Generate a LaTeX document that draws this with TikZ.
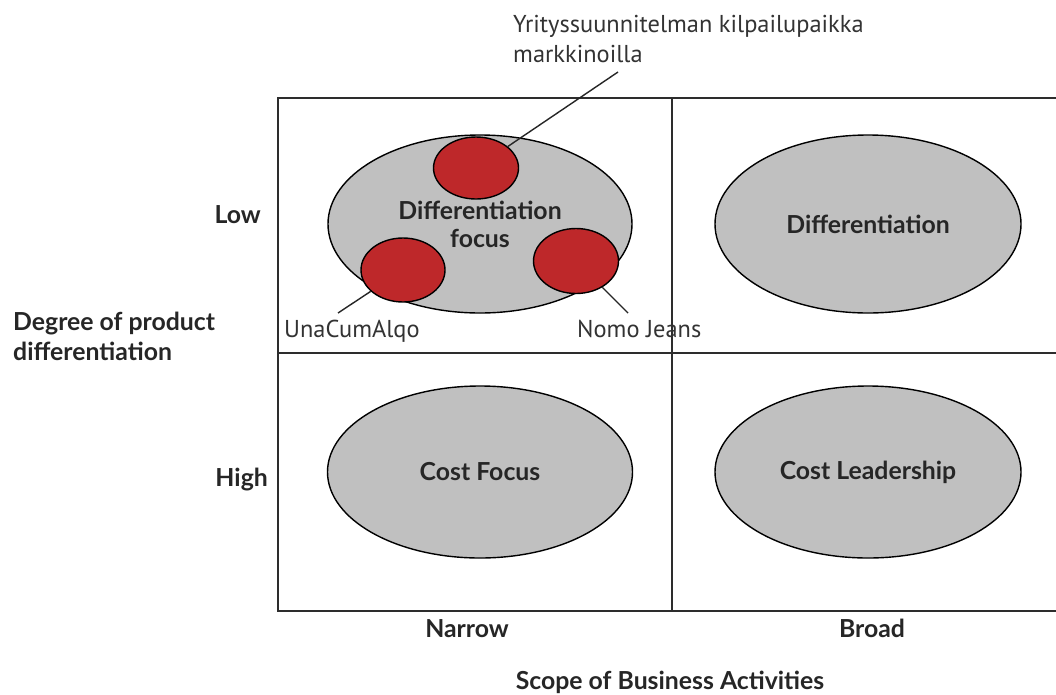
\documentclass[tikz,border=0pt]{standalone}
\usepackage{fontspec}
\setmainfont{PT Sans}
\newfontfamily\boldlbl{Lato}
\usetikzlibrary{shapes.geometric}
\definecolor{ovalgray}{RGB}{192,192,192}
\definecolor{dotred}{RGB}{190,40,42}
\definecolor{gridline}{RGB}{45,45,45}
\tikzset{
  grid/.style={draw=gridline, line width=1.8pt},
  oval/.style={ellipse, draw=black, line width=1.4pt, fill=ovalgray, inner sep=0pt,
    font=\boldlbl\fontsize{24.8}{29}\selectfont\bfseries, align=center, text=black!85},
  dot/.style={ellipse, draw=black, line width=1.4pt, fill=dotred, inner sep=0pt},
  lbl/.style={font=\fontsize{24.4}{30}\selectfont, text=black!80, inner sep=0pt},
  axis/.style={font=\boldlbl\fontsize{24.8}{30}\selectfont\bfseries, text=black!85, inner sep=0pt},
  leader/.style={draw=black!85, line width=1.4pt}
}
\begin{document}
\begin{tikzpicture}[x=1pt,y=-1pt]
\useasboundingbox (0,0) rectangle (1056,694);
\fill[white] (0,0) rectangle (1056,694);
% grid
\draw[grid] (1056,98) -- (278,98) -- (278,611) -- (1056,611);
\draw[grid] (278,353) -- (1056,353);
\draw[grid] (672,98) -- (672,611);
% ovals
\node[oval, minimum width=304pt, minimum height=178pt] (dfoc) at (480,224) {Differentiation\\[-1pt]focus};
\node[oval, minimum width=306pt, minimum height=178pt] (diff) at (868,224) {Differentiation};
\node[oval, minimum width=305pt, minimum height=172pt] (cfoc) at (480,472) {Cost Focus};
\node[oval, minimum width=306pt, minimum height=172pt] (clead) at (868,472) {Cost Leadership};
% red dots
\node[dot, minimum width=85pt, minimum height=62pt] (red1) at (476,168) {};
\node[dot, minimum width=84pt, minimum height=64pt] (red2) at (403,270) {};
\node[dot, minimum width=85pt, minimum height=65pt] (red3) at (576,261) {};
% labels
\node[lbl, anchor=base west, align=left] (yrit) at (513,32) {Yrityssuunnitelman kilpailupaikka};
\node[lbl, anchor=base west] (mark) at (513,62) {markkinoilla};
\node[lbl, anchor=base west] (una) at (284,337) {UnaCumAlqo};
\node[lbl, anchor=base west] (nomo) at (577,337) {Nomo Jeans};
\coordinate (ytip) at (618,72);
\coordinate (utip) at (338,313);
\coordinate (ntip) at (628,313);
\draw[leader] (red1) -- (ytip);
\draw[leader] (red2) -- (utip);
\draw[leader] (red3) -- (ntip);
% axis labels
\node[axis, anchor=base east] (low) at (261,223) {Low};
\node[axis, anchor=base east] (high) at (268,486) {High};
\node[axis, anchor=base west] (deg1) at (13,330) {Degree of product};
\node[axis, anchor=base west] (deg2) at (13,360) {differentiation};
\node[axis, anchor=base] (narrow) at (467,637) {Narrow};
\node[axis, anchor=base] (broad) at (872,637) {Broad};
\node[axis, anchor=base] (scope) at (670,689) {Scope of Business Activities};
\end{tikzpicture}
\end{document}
--
Instructions to follow: Reproduce the material above verbatim; omit every picture.

Complete response:
Generate a LaTeX document that draws this with TikZ.
\documentclass[tikz,border=0pt]{standalone}
\usepackage{fontspec}
\setmainfont{PT Sans}
\newfontfamily\boldlbl{Lato}
\usetikzlibrary{shapes.geometric}
\definecolor{ovalgray}{RGB}{192,192,192}
\definecolor{dotred}{RGB}{190,40,42}
\definecolor{gridline}{RGB}{45,45,45}
\tikzset{
  grid/.style={draw=gridline, line width=1.8pt},
  oval/.style={ellipse, draw=black, line width=1.4pt, fill=ovalgray, inner sep=0pt,
    font=\boldlbl\fontsize{24.8}{29}\selectfont\bfseries, align=center, text=black!85},
  dot/.style={ellipse, draw=black, line width=1.4pt, fill=dotred, inner sep=0pt},
  lbl/.style={font=\fontsize{24.4}{30}\selectfont, text=black!80, inner sep=0pt},
  axis/.style={font=\boldlbl\fontsize{24.8}{30}\selectfont\bfseries, text=black!85, inner sep=0pt},
  leader/.style={draw=black!85, line width=1.4pt}
}
\begin{document}
\begin{tikzpicture}[x=1pt,y=-1pt]
\useasboundingbox (0,0) rectangle (1056,694);
\fill[white] (0,0) rectangle (1056,694);
% grid
\draw[grid] (1056,98) -- (278,98) -- (278,611) -- (1056,611);
\draw[grid] (278,353) -- (1056,353);
\draw[grid] (672,98) -- (672,611);
% ovals
\node[oval, minimum width=304pt, minimum height=178pt] (dfoc) at (480,224) {Differentiation\\[-1pt]focus};
\node[oval, minimum width=306pt, minimum height=178pt] (diff) at (868,224) {Differentiation};
\node[oval, minimum width=305pt, minimum height=172pt] (cfoc) at (480,472) {Cost Focus};
\node[oval, minimum width=306pt, minimum height=172pt] (clead) at (868,472) {Cost Leadership};
% red dots
\node[dot, minimum width=85pt, minimum height=62pt] (red1) at (476,168) {};
\node[dot, minimum width=84pt, minimum height=64pt] (red2) at (403,270) {};
\node[dot, minimum width=85pt, minimum height=65pt] (red3) at (576,261) {};
% labels
\node[lbl, anchor=base west, align=left] (yrit) at (513,32) {Yrityssuunnitelman kilpailupaikka};
\node[lbl, anchor=base west] (mark) at (513,62) {markkinoilla};
\node[lbl, anchor=base west] (una) at (284,337) {UnaCumAlqo};
\node[lbl, anchor=base west] (nomo) at (577,337) {Nomo Jeans};
\coordinate (ytip) at (618,72);
\coordinate (utip) at (338,313);
\coordinate (ntip) at (628,313);
\draw[leader] (red1) -- (ytip);
\draw[leader] (red2) -- (utip);
\draw[leader] (red3) -- (ntip);
% axis labels
\node[axis, anchor=base east] (low) at (261,223) {Low};
\node[axis, anchor=base east] (high) at (268,486) {High};
\node[axis, anchor=base west] (deg1) at (13,330) {Degree of product};
\node[axis, anchor=base west] (deg2) at (13,360) {differentiation};
\node[axis, anchor=base] (narrow) at (467,637) {Narrow};
\node[axis, anchor=base] (broad) at (872,637) {Broad};
\node[axis, anchor=base] (scope) at (670,689) {Scope of Business Activities};
\end{tikzpicture}
\end{document}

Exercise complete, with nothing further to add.